Dana Iommazzo, global head, clinical operations program management, at Novartis then described Project Pathfinder, an initiative aimed at breaking down silos and embedding patient and site insights earlier in the lifecycle. Patient input, she emphasized, is no longer a nice-to-have but a must-have from target patient profile through protocol and execution.

In one Phase 3 immunology study, incorporating site and patient feedback led to tangible operational changes, including removing certain patient-reported outcomes and reducing a placebo washout, which resulted in faster site initiation and recruitment running ahead of schedule. That’s the part the industry needs to hear more often. Tangible results. Inclusion and engagement shouldn’t be viewed as moral add-ons; they’re operational accelerators — if implemented systematically.
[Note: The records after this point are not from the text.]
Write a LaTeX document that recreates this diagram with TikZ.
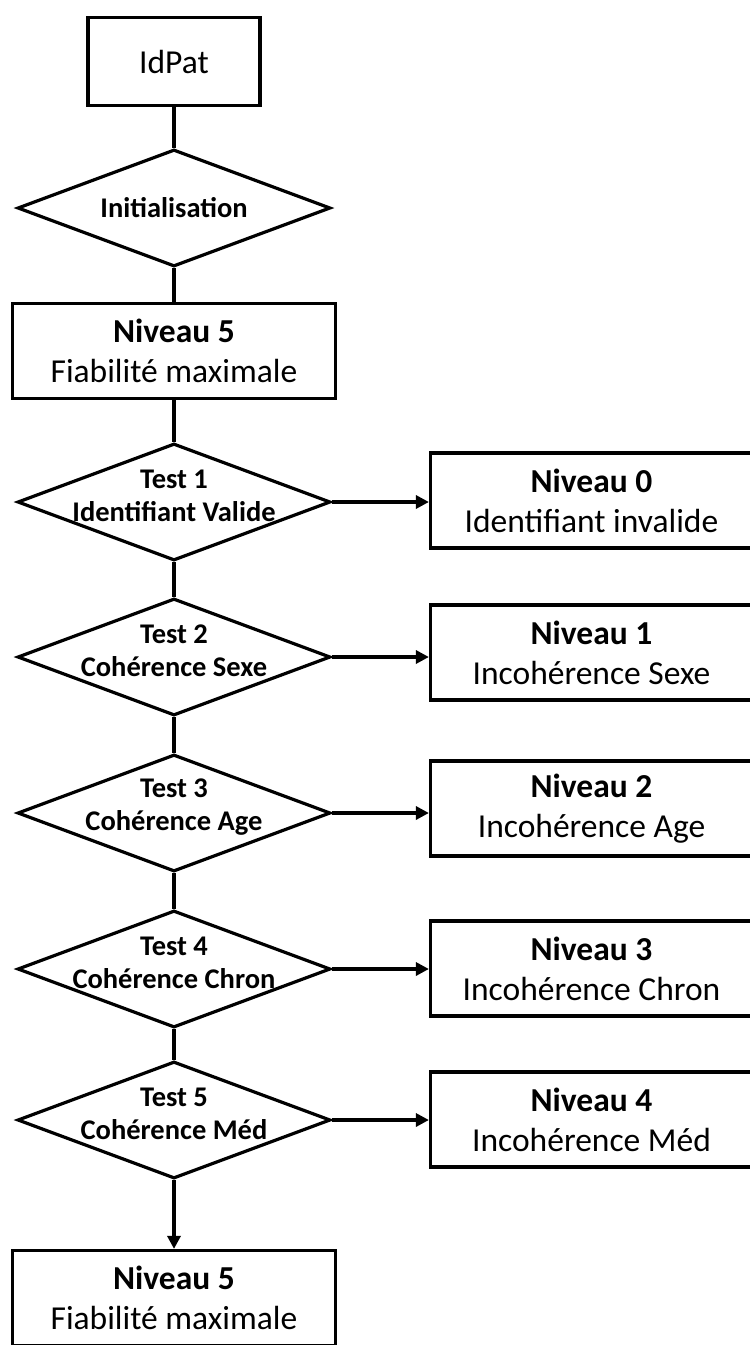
\documentclass[tikz,border=0pt]{standalone}
\usepackage{fontspec}
\setmainfont{Carlito}
\usetikzlibrary{shapes.geometric,arrows.meta}
\begin{document}
\begin{tikzpicture}[x=1pt,y=-1pt,
  box/.style={draw, line width=3.2pt, rectangle, inner sep=0pt, align=center,
    minimum width=323pt, minimum height=95pt, font=\fontsize{33.5}{40}\selectfont},
  dia/.style={draw, line width=3.2pt, diamond, inner sep=0pt,
    minimum width=313pt, minimum height=117pt},
  dtext/.style={align=center, inner sep=0pt, font=\bfseries\fontsize{28.5}{33}\selectfont},
  conn/.style={line width=3.2pt},
  arr/.style={line width=3.2pt, -{Triangle[length=13pt,width=13pt]}},
]
\useasboundingbox (0,0) rectangle (750,1345);

\node[box, minimum width=172pt, minimum height=88pt] (idpat) at (174,61.5) {IdPat};
\node[dia] (init) at (174,208) {};
\node[dtext] (initl) at (174,208) {Initialisation};
\node[box] (n5a) at (174,351) {{\bfseries Niveau 5}\\Fiabilité maximale};

\node[dia] (t1) at (174,502) {};
\node[dtext] (t1l) at (174,496) {Test 1\\Identifiant Valide};
\node[dia] (t2) at (174,657) {};
\node[dtext] (t2l) at (174,651) {Test 2\\Cohérence Sexe};
\node[dia] (t3) at (174,813) {};
\node[dtext] (t3l) at (174,807) {Test 3\\Cohérence Age};
\node[dia] (t4) at (174,969) {};
\node[dtext] (t4l) at (174,963) {Test 4\\Cohérence Chron};
\node[dia] (t5) at (174,1120) {};
\node[dtext] (t5l) at (174,1114) {Test 5\\Cohérence Méd};

\node[box, minimum width=322pt] (n0) at (591.5,500.5) {{\bfseries Niveau 0}\\Identifiant invalide};
\node[box, minimum width=322pt] (n1) at (591.5,652.5) {{\bfseries Niveau 1}\\Incohérence Sexe};
\node[box, minimum width=322pt] (n2) at (591.5,808.5) {{\bfseries Niveau 2}\\Incohérence Age};
\node[box, minimum width=322pt] (n3) at (591.5,968.5) {{\bfseries Niveau 3}\\Incohérence Chron};
\node[box, minimum width=322pt] (n4) at (591.5,1119.5) {{\bfseries Niveau 4}\\Incohérence Méd};

\node[box] (n5b) at (174,1298) {{\bfseries Niveau 5}\\Fiabilité maximale};

\draw[conn] (idpat.south) -- (init.north);
\draw[conn] (init.south) -- (n5a.north);
\draw[conn] (n5a.south) -- (t1.north);
\draw[conn] (t1.south) -- (t2.north);
\draw[conn] (t2.south) -- (t3.north);
\draw[conn] (t3.south) -- (t4.north);
\draw[conn] (t4.south) -- (t5.north);
\draw[arr] (t5.south) -- (n5b.north);

\draw[arr] (t1.east) -- (t1.east -| n0.west);
\draw[arr] (t2.east) -- (t2.east -| n1.west);
\draw[arr] (t3.east) -- (t3.east -| n2.west);
\draw[arr] (t4.east) -- (t4.east -| n3.west);
\draw[arr] (t5.east) -- (t5.east -| n4.west);
\end{tikzpicture}
\end{document}
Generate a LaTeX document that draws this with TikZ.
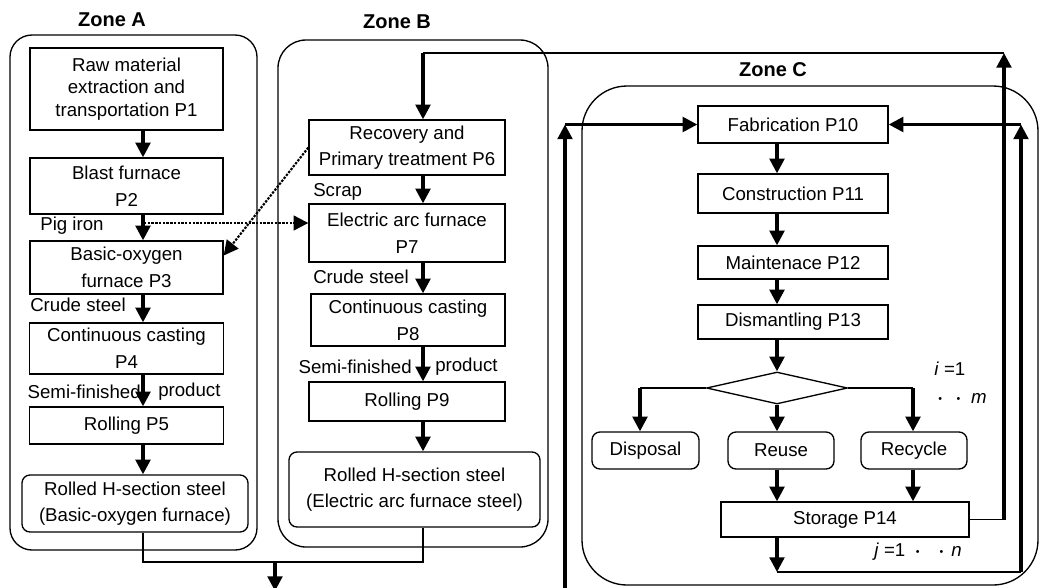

From Eligibility To Recruitability

Perhaps the most provocative shift in framing came from Sema Sgaier, Ph.D., who argued that we need to move from thinking about eligibility to thinking about “recruitability” and retention. Afterall, we’re not good at converting interested trial participants into actual particpants. And that gap isn’t just about awareness or access; it includes beliefs, trust, perceptions of risk, and lived experiences. Her argument was that claims data and EHRs are now table stakes. The next layer is behavioral data — insights into what patients actually think and feel about participation.

Whether or not every sponsor is ready for that level of data integration, the larger point holds. We often design protocols assuming rational, fully informed actors. Real people make decisions through filters of fear, stigma, finances, community norms, and prior healthcare experiences. If we don’t design for that reality, we shouldn’t be surprised when recruitment stalls.

From Conversation To Commitment

Walking out of both sessions, I couldn’t help thinking about another conversation I had at SCOPE — the one I wrote about in my summary of the Ken Getz sessions. Different speakers. Different slides. Different framing. But the same underlying friction.

At SCOPE, we are surrounded by smart people who understand the enrollment crisis, the trust deficit, the protocol complexity problem, and the site burden. We can articulate the issues clearly. We can point to data. We can even showcase early wins. And yet, the recurring theme across sessions is not ignorance. It’s implementation.

What struck me in these two panels wasn’t that the problems were new, it was that the language felt more operational. There was less talk about why inclusion matters and more talk about governance checkpoints, workflow integration, ownership models, behavioral data layers, and measurable cycle-time impact. In other words, less aspiration and (hopefully) more infrastructure.

I’m not naïve enough to think that means we’ve turned a corner as an industry. But, I do believe it does mean that the pressure is mounting to prove that we can translate insight into execution. Trust me, you and I both will be happy when we can go to SCOPE and hear more stories about real-world solutions that “move the needle” rather than rehashed discourses on the shortcomings of our status quo.